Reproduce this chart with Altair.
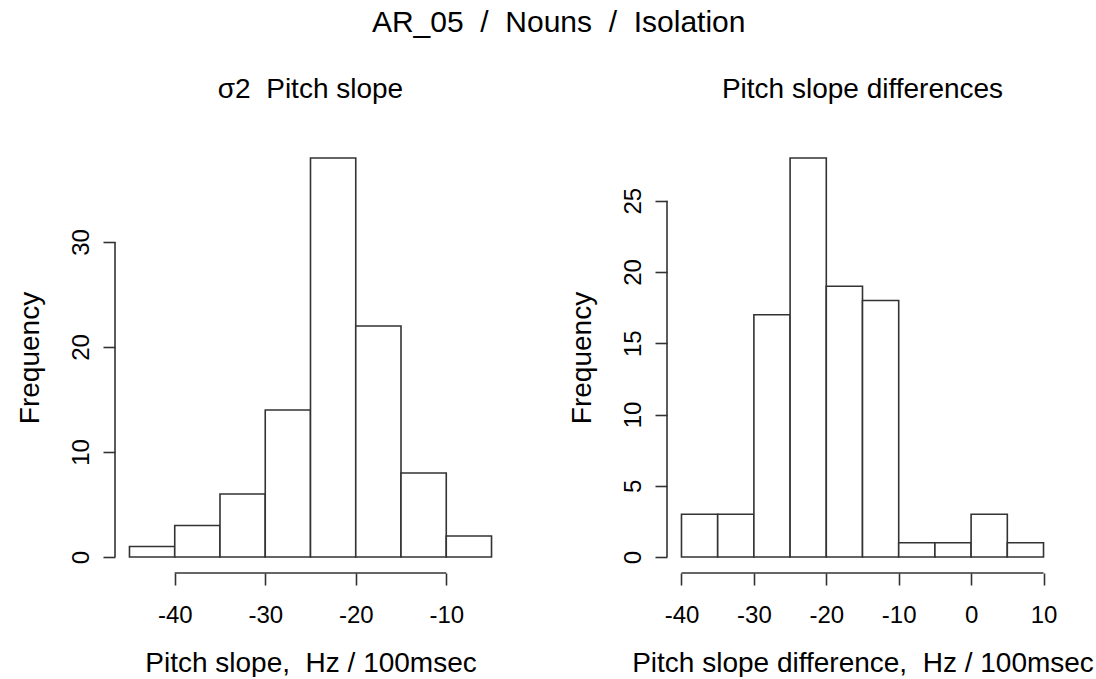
import altair as alt
import pandas as pd

FONT = "Liberation Sans"
LINE = "#333333"
LW = 1.6
NB = "\u00a0"

main_title = f"AR_05{NB} /{NB} Nouns{NB} /{NB} Isolation"
bin_width = 5

left_title = f"σ2{NB} Pitch slope"
left_xlabel = f"Pitch slope,{NB} Hz / 100msec"
left_bin_start = [-45, -40, -35, -30, -25, -20, -15, -10]
left_counts = [1, 3, 6, 14, 38, 22, 8, 2]
left_xticks = [-40, -30, -20, -10]
left_yticks = [0, 10, 20, 30]

right_title = "Pitch slope differences"
right_xlabel = f"Pitch slope difference,{NB} Hz / 100msec"
right_bin_start = [-40, -35, -30, -25, -20, -15, -10, -5, 0, 5]
right_counts = [3, 3, 17, 28, 19, 18, 1, 1, 3, 1]
right_xticks = [-40, -30, -20, -10, 0, 10]
right_yticks = [0, 5, 10, 15, 20, 25]

W, H = 391, 431


def panel(title, xlabel, starts, counts, xticks, yticks):
    lo, hi = starts[0], starts[-1] + bin_width
    xpad = (hi - lo) * 0.04
    ymax = max(counts)
    ypad = ymax * 0.04
    xdom = [lo - xpad, hi + xpad]
    ydom = [-ypad, ymax + ypad]
    df = pd.DataFrame({
        "x": starts,
        "x2": [s + bin_width for s in starts],
        "y": [0] * len(starts),
        "y2": counts,
    })
    xs = alt.Scale(domain=xdom, nice=False, zero=False)
    ys = alt.Scale(domain=ydom, nice=False, zero=False)
    xaxis = alt.Axis(
        values=xticks, domain=False, grid=False, tickSize=12, tickColor=LINE,
        tickWidth=LW, labelFont=FONT, labelFontSize=24, labelColor="black",
        labelPadding=18, labelFlush=False, labelExpr="'' + datum.value",
        title=xlabel, titleFont=FONT, titleFontSize=28, titleFontWeight="normal",
        titleColor="black", titleY=98, titleBaseline="alphabetic",
    )
    yaxis = alt.Axis(
        values=yticks, domain=False, grid=False, tickSize=12, tickColor=LINE,
        tickWidth=LW, labelFont=FONT, labelFontSize=24, labelColor="black",
        labelAngle=270, labelAlign="center", labelBaseline="bottom",
        labelPadding=10, labelFlush=False, labelExpr="'' + datum.value",
        title="Frequency", titleFont=FONT, titleFontSize=28,
        titleFontWeight="normal", titleColor="black", titleAngle=270,
        titleX=-77, titleY=H / 2, titleAlign="center", titleBaseline="alphabetic",
    )
    bars = alt.Chart(df).mark_rect(fill="white", stroke=LINE, strokeWidth=LW).encode(
        x=alt.X("x:Q", scale=xs, axis=xaxis),
        x2="x2:Q",
        y=alt.Y("y:Q", scale=ys, axis=yaxis),
        y2="y2:Q",
    )
    xline_df = pd.DataFrame({"a": [xticks[0]], "b": [xticks[-1]], "c": [ydom[0]]})
    xline = alt.Chart(xline_df).mark_rule(color=LINE, strokeWidth=LW).encode(
        x=alt.X("a:Q", scale=xs), x2="b:Q", y=alt.Y("c:Q", scale=ys)
    )
    yline_df = pd.DataFrame({"a": [yticks[0]], "b": [yticks[-1]], "c": [xdom[0]]})
    yline = alt.Chart(yline_df).mark_rule(color=LINE, strokeWidth=LW).encode(
        y=alt.Y("a:Q", scale=ys), y2="b:Q", x=alt.X("c:Q", scale=xs)
    )
    return alt.layer(bars, xline, yline).properties(
        width=W, height=H,
        title=alt.TitleParams(
            title, font=FONT, fontSize=28, fontWeight="normal", color="black",
            anchor="middle", frame="group", baseline="alphabetic", offset=16,
        ),
    )


left = panel(left_title, left_xlabel, left_bin_start, left_counts, left_xticks, left_yticks)
right = panel(right_title, right_xlabel, right_bin_start, right_counts, right_xticks, right_yticks)

chart = alt.hconcat(left, right, spacing=62).properties(
    title=alt.TitleParams(
        main_title, font=FONT, fontSize=30, fontWeight="normal", color="black",
        anchor="middle", baseline="alphabetic", offset=14, dx=4,
    ),
    padding={"left": 16, "top": 8, "right": 0, "bottom": 0},
    background="white",
).configure_view(stroke=None)

chart.save("out.html", embed_options={"renderer": "svg", "actions": False})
-=-=-
- _Task directions_:
Write out again exactly the lines from the start of the data above through the line containing "left_yticks = [0, 10, 20, 30]", inclusive, excluding any pictures.

- _Correct output_:
Reproduce this chart with Altair.
import altair as alt
import pandas as pd

FONT = "Liberation Sans"
LINE = "#333333"
LW = 1.6
NB = "\u00a0"

main_title = f"AR_05{NB} /{NB} Nouns{NB} /{NB} Isolation"
bin_width = 5

left_title = f"σ2{NB} Pitch slope"
left_xlabel = f"Pitch slope,{NB} Hz / 100msec"
left_bin_start = [-45, -40, -35, -30, -25, -20, -15, -10]
left_counts = [1, 3, 6, 14, 38, 22, 8, 2]
left_xticks = [-40, -30, -20, -10]
left_yticks = [0, 10, 20, 30]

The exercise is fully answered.